Decision Making and the "One Phone Call" Rule
Every entrepreneur eventually faces a crisis where logic loops fail and decision fatigue sets in. In these moments, having a designated "one phone call"—a mentor or peer advisor—is crucial. This person is not just a friend; they serve a specific strategic function.
The ideal advisor for high-stakes decisions must meet three criteria:
- They must care: When you bring them a problem, they treat it with the same urgency as their own.
- They must be wiser: They need better pattern recognition to separate signal from noise.
- They must cut through the noise: The advice should be binary and gut-check oriented, not a list of pros and cons.
I'd rather have 1% effort from a 100 people than 100% effort from me.

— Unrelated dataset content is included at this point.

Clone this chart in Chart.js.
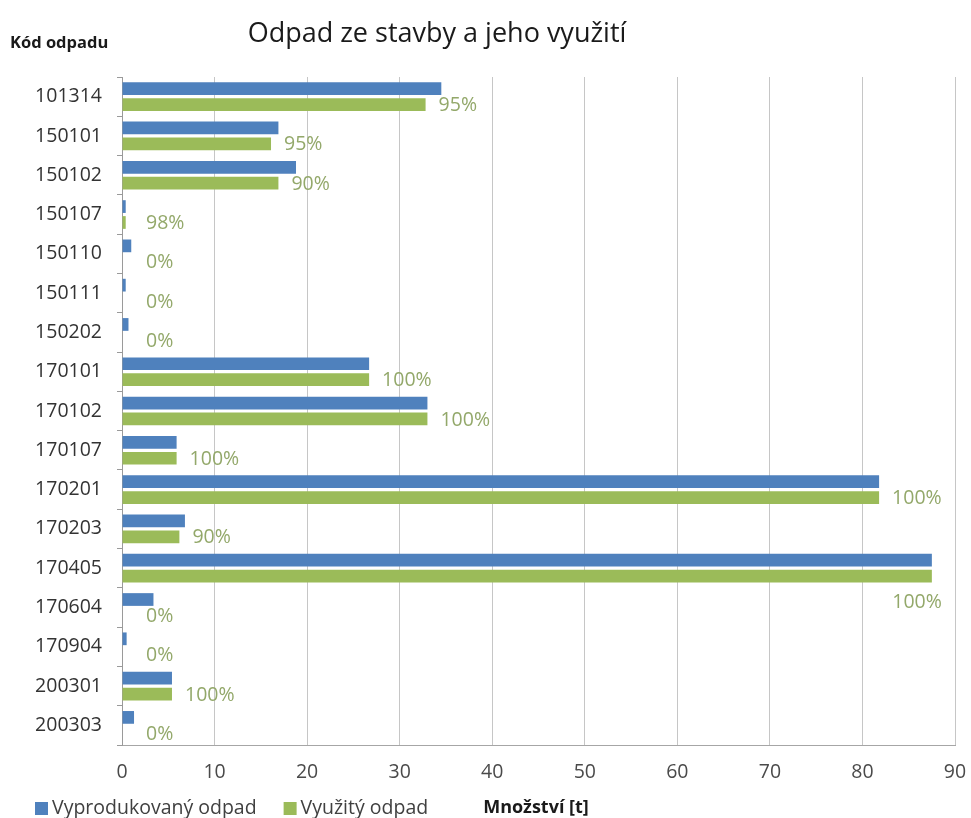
<!DOCTYPE html>
<html>
<head>
<meta charset="utf-8">
<script src="https://cdn.jsdelivr.net/npm/chart.js@4"></script>
<style>
  html, body { margin: 0; padding: 0; background: #fff; overflow: hidden; }
  canvas { display: block; }
</style>
</head>
<body>
<canvas id="chart" width="971" height="818"></canvas>
<script>
// waste codes and amounts in tonnes
const codes = ['101314', '150101', '150102', '150107', '150110', '150111', '150202',
  '170101', '170102', '170107', '170201', '170203', '170405', '170604', '170904',
  '200301', '200303'];
const produced = [34.5, 16.9, 18.8, 0.4, 1.0, 0.4, 0.7, 26.7, 33.0, 5.9, 81.8, 6.8, 87.5, 3.4, 0.5, 5.4, 1.3];
const used = [32.8, 16.1, 16.9, 0.4, 0, 0, 0, 26.7, 33.0, 5.9, 81.8, 6.2, 87.5, 0, 0, 5.4, 0];
const usedShare = ['95%', '95%', '90%', '98%', '0%', '0%', '0%', '100%', '100%', '100%',
  '100%', '90%', '100%', '0%', '0%', '100%', '0%'];
const xMin = 0, xMax = 90, xStep = 10;

const ctx = document.getElementById('chart').getContext('2d');

// percentage of reuse written next to each green bar
const shareLabels = {
  id: 'shareLabels',
  afterDatasetsDraw(chart) {
    const { ctx, chartArea } = chart;
    const meta = chart.getDatasetMeta(1);
    ctx.save();
    ctx.font = '19.5px "Open Sans"';
    ctx.fillStyle = '#93a86a';
    ctx.textBaseline = 'middle';
    meta.data.forEach((bar, i) => {
      const text = usedShare[i];
      const w = ctx.measureText(text).width;
      let x = Math.max(bar.x + 13, chartArea.left + 24);
      let y = bar.y + 1;
      if (x + w > chartArea.right - 8) {
        // no room on the right, put it under the bar end
        ctx.textAlign = 'right';
        x = bar.x + 10;
        y = bar.y + bar.height / 2 + 20;
      } else {
        ctx.textAlign = 'left';
      }
      ctx.fillText(text, x, y);
    });
    ctx.restore();
  }
};

// title, y axis caption, legend and x axis caption along the bottom row
const captions = {
  id: 'captions',
  afterDraw(chart) {
    const { ctx } = chart;
    ctx.save();
    ctx.fillStyle = '#1a1a1a';
    ctx.textBaseline = 'alphabetic';
    ctx.textAlign = 'center';
    ctx.font = '27px "Open Sans"';
    ctx.fillText('Odpad ze stavby a jeho využití', 437, 42);
    ctx.textAlign = 'left';
    ctx.font = 'bold 16.5px "Open Sans"';
    ctx.fillText('Kód odpadu', 10, 48);

    const base = 814;
    let x = 35;
    ctx.font = '19.5px "Open Sans"';
    chart.data.datasets.forEach(ds => {
      ctx.fillStyle = ds.backgroundColor;
      ctx.fillRect(x, base - 12, 13, 13);
      ctx.fillStyle = '#404040';
      ctx.fillText(ds.label, x + 17, base);
      x += 17 + ctx.measureText(ds.label).width + 27;
    });
    ctx.fillStyle = '#1a1a1a';
    ctx.font = 'bold 18px "Open Sans"';
    ctx.fillText('Množství [t]', x + 28, base - 1);
    ctx.restore();
  }
};

new Chart(ctx, {
  type: 'bar',
  data: {
    labels: codes,
    datasets: [{
      label: 'Vyprodukovaný odpad',
      data: produced,
      backgroundColor: '#4f81bd',
      categoryPercentage: 0.81,
      barPercentage: 0.8
    },
    {
      label: 'Využitý odpad',
      data: used,
      backgroundColor: '#9bbb59',
      categoryPercentage: 0.81,
      barPercentage: 0.8
    }]
  },
  options: {
    indexAxis: 'y',
    responsive: false,
    animation: false,
    layout: { padding: { top: 77, left: 7, right: 16, bottom: 34 } },
    plugins: {
      title: { display: false },
      tooltip: { enabled: false },
      legend: { display: false }
    },
    scales: {
      x: {
        min: xMin,
        max: xMax,
        afterFit(scale) {
          scale.height = 39;
          scale.paddingRight = 0;
        },
        ticks: {
          stepSize: xStep,
          padding: 16,
          color: '#4a4a4a',
          font: { family: '"Open Sans"', size: 19.5 }
        },
        grid: { color: '#c6c6c6', drawTicks: false },
        border: { color: '#a6a6a6' }
      },
      y: {
        afterFit(scale) { scale.width = 115; },
        ticks: {
          padding: 15,
          color: '#333333',
          font: { family: '"Open Sans"', size: 19.5 }
        },
        grid: { drawOnChartArea: false, tickLength: 5, color: '#9a9a9a' },
        border: { color: '#9a9a9a' }
      }
    }
  },
  plugins: [shareLabels, captions]
});
</script>
</body>
</html>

Founder Mode: The "Square Wave" of Management
Effective leadership often looks like a "square wave." Leaders must oscillate between two distinct states: the 30,000-foot strategic view and the 1-inch detailed execution. Great founders don't just stay in the clouds; when a problem arises, they dive deep into the pixels, the copy, and the code to fix the root cause, then immediately return to high-level strategy. This ability to telescope in and out is the hallmark of "Founder Mode."
Conclusion
Whether it is re-evaluating hiring practices, pivoting careers, or selecting the next big project, the common thread among successful operators is self-awareness. It is about recognizing the leaks in your own bucket—be it a bias for cheap labor or a tendency to pick difficult markets—and systematically plugging them. By studying the blueprints of those who have won before and surrounding yourself with mentors who demand rigorous honesty, you can shift the odds of success in your favor.